I’m Tullie, founder of Shaped. Previously, I was a researcher at Meta AI, worked on ranking for Instagram Reels, and was a contributor to PyTorch Lightning.

We built ShapedQL because we noticed that while retrieval (finding 1,000 items) has been commoditized by vector DBs, ranking (finding the best 10 items) is still an infrastructure problem.

To build a decent for you feed or a RAG system with long-term memory, you usually have to put together a vector DB (Pinecone/Milvus), a feature store (Redis), an inference service, and thousands of lines of Python to handle business logic and reranking.

We built an engine that consolidates this into a single SQL dialect. It compiles declarative queries into high-performance, multi-stage ranking pipelines.

HOW IT WORKS:

Instead of just SELECT , ShapedQL operates in four stages native to recommendation systems:

RETRIEVE: Fetch candidates via Hybrid Search (Keywords + Vectors) or Collaborative Filtering. FILTER: Apply hard constraints (e.g., "inventory > 0"). SCORE: Rank results using real-time models (e.g., p(click) or p(relevance)). REORDER: Apply diversity logic so your Agent/User doesn’t see 10 nearly identical results.

THE SYNTAX: Here is what a RAG query looks like. This replaces about 500 lines of standard Python/LangChain code:

SELECT item_id, description, price

FROM

  -- Retrieval: Hybrid search across multiple indexes

  search_flights("$param.user_prompt", "$param.context"),

  search_hotels("$param.user_prompt", "$param.context")

WHERE

  -- Filtering: Hard business constraints

  price <= "$param.budget" AND is_available("$param.dates")

ORDER BY

  -- Scoring: Real-time reranking (Personalization + Relevance)

  0.5 * preference_score(user, item) +

  0.3 * relevance_score(item, "$param.user_prompt")

LIMIT 20

If you don’t like SQL, you can also use our Python and Typescript SDKs.
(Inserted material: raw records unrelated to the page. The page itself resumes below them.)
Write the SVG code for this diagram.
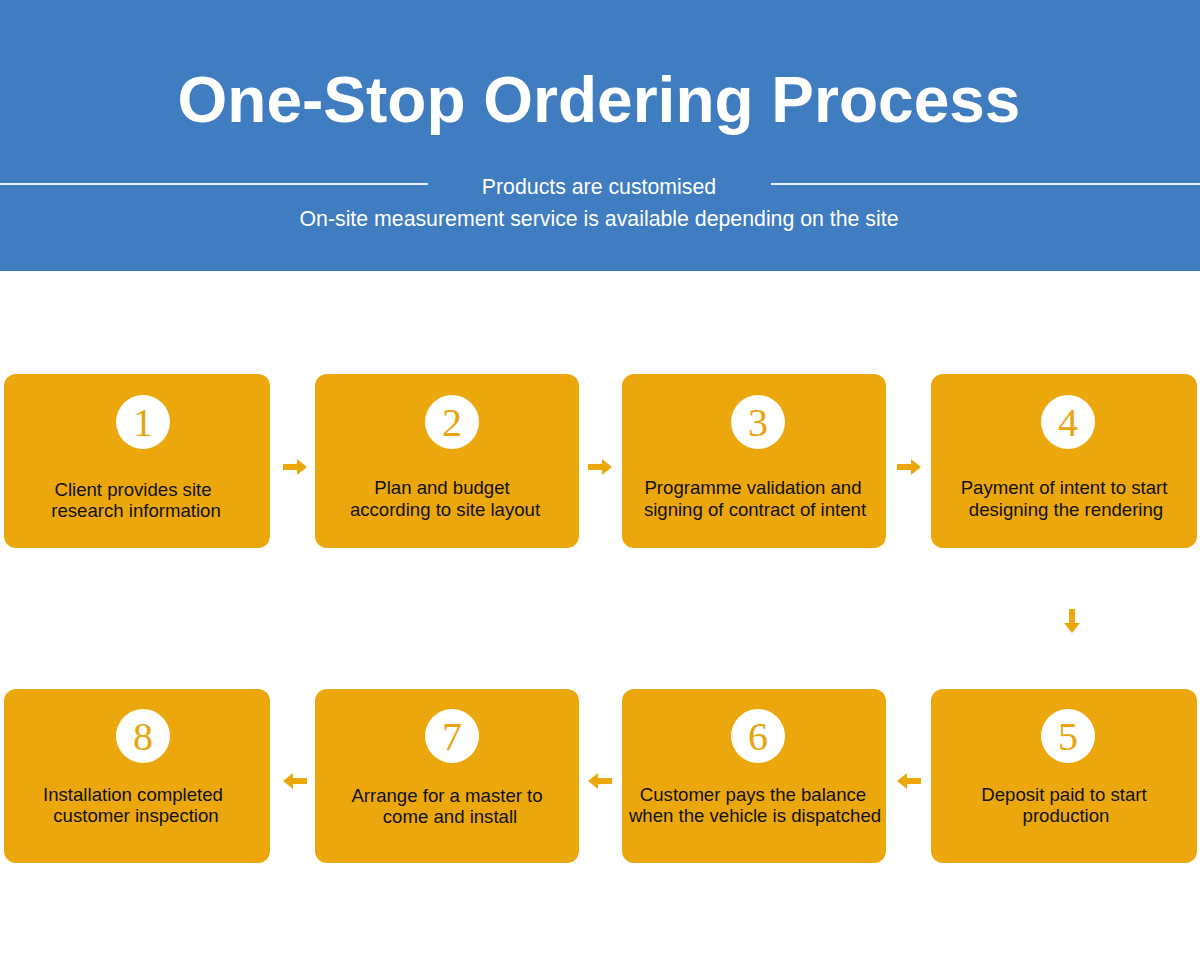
<svg xmlns="http://www.w3.org/2000/svg" width="1200" height="959" viewBox="0 0 1200 959">
<style>
.box{fill:#EBA70B}
.circ{fill:#fff}
.num{font-family:"Liberation Serif","DejaVu Serif",serif;font-size:40px;fill:#E8A30E;text-anchor:middle}
.lbl{font-family:"Liberation Sans",Arial,sans-serif;font-size:18.6px;fill:#111;text-anchor:middle}
.arr{fill:#EBA70B}
</style>
<defs>
<path id="ar" d="M-12,-3 H2 V-8 L12,0 L2,8 V3 H-12 Z"/>
</defs>
<rect x="0" y="0" width="1200" height="271" fill="#3F7CC0"/>
<text x="599" y="122" font-family="Liberation Sans,Arial,sans-serif" font-weight="bold" font-size="64" fill="#fff" text-anchor="middle">One-Stop Ordering Process</text>
<line x1="0" y1="184" x2="428" y2="184" stroke="#E8F0F8" stroke-width="2"/>
<line x1="771" y1="184" x2="1200" y2="184" stroke="#E8F0F8" stroke-width="2"/>
<text x="599" y="194" font-family="Liberation Sans,Arial,sans-serif" font-size="21.3" fill="#fff" text-anchor="middle">Products are customised</text>
<text x="599" y="226" font-family="Liberation Sans,Arial,sans-serif" font-size="21.3" fill="#fff" text-anchor="middle">On-site measurement service is available depending on the site</text>

<g id="n1"><rect class="box" x="4" y="374" width="266" height="174" rx="12"/><circle class="circ" cx="143" cy="422" r="27"/><text class="num" x="143" y="436">1</text><text class="lbl" x="133" y="496">Client provides site</text><text class="lbl" x="136" y="517">research information</text></g>
<g id="n2"><rect class="box" x="315" y="374" width="264" height="174" rx="12"/><circle class="circ" cx="452" cy="422" r="27"/><text class="num" x="452" y="436">2</text><text class="lbl" x="442" y="494">Plan and budget</text><text class="lbl" x="445" y="516">according to site layout</text></g>
<g id="n3"><rect class="box" x="622" y="374" width="264" height="174" rx="12"/><circle class="circ" cx="758" cy="422" r="27"/><text class="num" x="758" y="436">3</text><text class="lbl" x="753" y="494">Programme validation and</text><text class="lbl" x="755" y="516">signing of contract of intent</text></g>
<g id="n4"><rect class="box" x="931" y="374" width="266" height="174" rx="12"/><circle class="circ" cx="1068" cy="422" r="27"/><text class="num" x="1068" y="436">4</text><text class="lbl" x="1064" y="494">Payment of intent to start</text><text class="lbl" x="1066" y="516">designing the rendering</text></g>
<g id="n5"><rect class="box" x="931" y="689" width="266" height="174" rx="12"/><circle class="circ" cx="1068" cy="736" r="27"/><text class="num" x="1068" y="750">5</text><text class="lbl" x="1064" y="801">Deposit paid to start</text><text class="lbl" x="1066" y="822">production</text></g>
<g id="n6"><rect class="box" x="622" y="689" width="264" height="174" rx="12"/><circle class="circ" cx="758" cy="736" r="27"/><text class="num" x="758" y="750">6</text><text class="lbl" x="753" y="801">Customer pays the balance</text><text class="lbl" x="755" y="822">when the vehicle is dispatched</text></g>
<g id="n7"><rect class="box" x="315" y="689" width="264" height="174" rx="12"/><circle class="circ" cx="452" cy="736" r="27"/><text class="num" x="452" y="750">7</text><text class="lbl" x="447" y="802">Arrange for a master to</text><text class="lbl" x="450" y="823">come and install</text></g>
<g id="n8"><rect class="box" x="4" y="689" width="266" height="174" rx="12"/><circle class="circ" cx="143" cy="736" r="27"/><text class="num" x="143" y="750">8</text><text class="lbl" x="133" y="801">Installation completed</text><text class="lbl" x="136" y="822">customer inspection</text></g>

<g id="connectors" class="arr">
<use href="#ar" transform="translate(295,467)"/>
<use href="#ar" transform="translate(600,467)"/>
<use href="#ar" transform="translate(909,467)"/>
<use href="#ar" transform="translate(1072,621) rotate(90)"/>
<use href="#ar" transform="translate(909,781) rotate(180)"/>
<use href="#ar" transform="translate(600,781) rotate(180)"/>
<use href="#ar" transform="translate(295,781) rotate(180)"/>
</g>
</svg>
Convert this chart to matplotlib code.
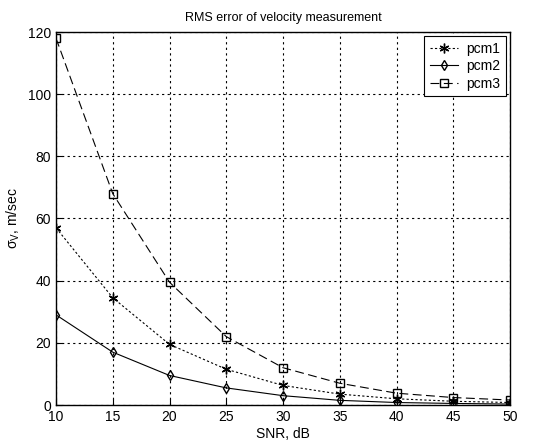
import numpy as np
import matplotlib
matplotlib.use("Agg")
import matplotlib.pyplot as plt

plt.rcParams['font.family'] = ['Liberation Sans', 'DejaVu Sans']
plt.rcParams['mathtext.fontset'] = 'custom'
plt.rcParams['mathtext.rm'] = 'Liberation Sans'
plt.rcParams['mathtext.it'] = 'Liberation Sans'

# Valeurs
snr = [10, 15, 20, 25, 30, 35, 40, 45, 50]
pcm1 = [57, 34.5, 19.5, 11.5, 6.3, 3.5, 2.0, 1.2, 0.8]
pcm2 = [29, 17, 9.5, 5.5, 3.0, 1.5, 0.8, 0.5, 0.3]
pcm3 = [118, 68, 39.5, 22, 12, 7, 3.8, 2.4, 1.6]

fig = plt.figure(figsize=(5.43, 4.44), dpi=100)
ax = fig.add_axes([56 / 543, 1 - 405 / 444, 454 / 543, 373 / 444])

ax.plot(snr, pcm1, color='black', linestyle=(0, (2, 2)), linewidth=0.8,
        marker=(6, 2, 0), markersize=7, markeredgewidth=1.0, label='pcm1')
ax.plot(snr, pcm2, color='black', linestyle='-', linewidth=0.8,
        marker='d', markersize=5, markerfacecolor='none', label='pcm2')
ax.plot(snr, pcm3, color='black', linestyle=(0, (8, 4)), linewidth=0.8,
        marker='s', markersize=6, markerfacecolor='none', label='pcm3')

ax.set_xlim(10, 50)
ax.set_ylim(0, 120)
ax.set_xticks(np.arange(10, 51, 5))
ax.set_yticks(np.arange(0, 121, 20))
ax.grid(True, color='black', linestyle=(0, (2, 3)), linewidth=0.8)
ax.tick_params(direction='in', labelsize=10, length=4)
for s in ax.spines.values():
    s.set_linewidth(1.0)

ax.set_title('RMS error of velocity measurement', fontsize=9, pad=8)
ax.set_xlabel('SNR, dB', fontsize=10, labelpad=2)
ax.set_ylabel(r'$\sigma_{\mathrm{V}}$, m/sec', fontsize=10)

leg = ax.legend(loc='upper right', fontsize=10, fancybox=False,
                edgecolor='black', framealpha=1, handlelength=2.0,
                borderaxespad=0.3, labelspacing=0.25, handletextpad=0.6)
leg.get_frame().set_linewidth(0.8)

fig.savefig('out.png', dpi=100)
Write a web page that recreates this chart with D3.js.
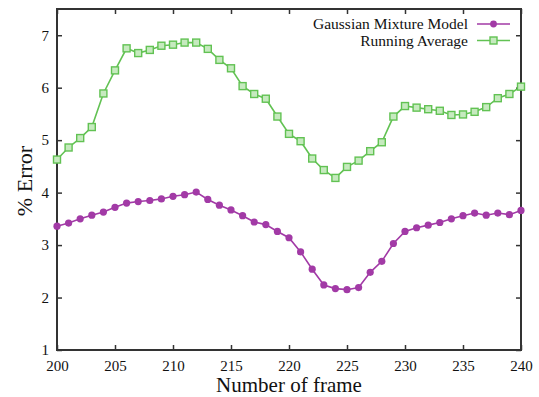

I’d love to know what you think of the syntax and the abstraction layer!

I'm a big SQL stan here and I love the concept and if you ever wanna chat about how it might integrate with dbt let me know :)

conceptual questions:

1) why did you pick SQL? to increase the Total Addressable Userbase with the thinking that a SQL API means more people can use it than those who know Python or Typescript?

2) What isn't or will never be supported by this relational model? what are the constraints? Clickhouse comes to mind w/ it's intentionally imposed limitations on JOINs

3) databases are historically the stickiest products, but even today SQL dialects are sticky because of how closely tied they are to the query engine. why do you think users will adopt not only a new dialect but a new engine? Especially given that the major DWH vendors have been relentlessly competing to add AI search vector functionality into their products?

4) mindsdb comes to mind as something similar that's been in the market for a while but I don't hear it come up often. what makes you different?

playground feedback: 1) why are there no examples that: a) use `JOIN` (that `,` is unhinged syntax imho for an implicit join) b) don't use `*` (it's cool that there's actual numbers!)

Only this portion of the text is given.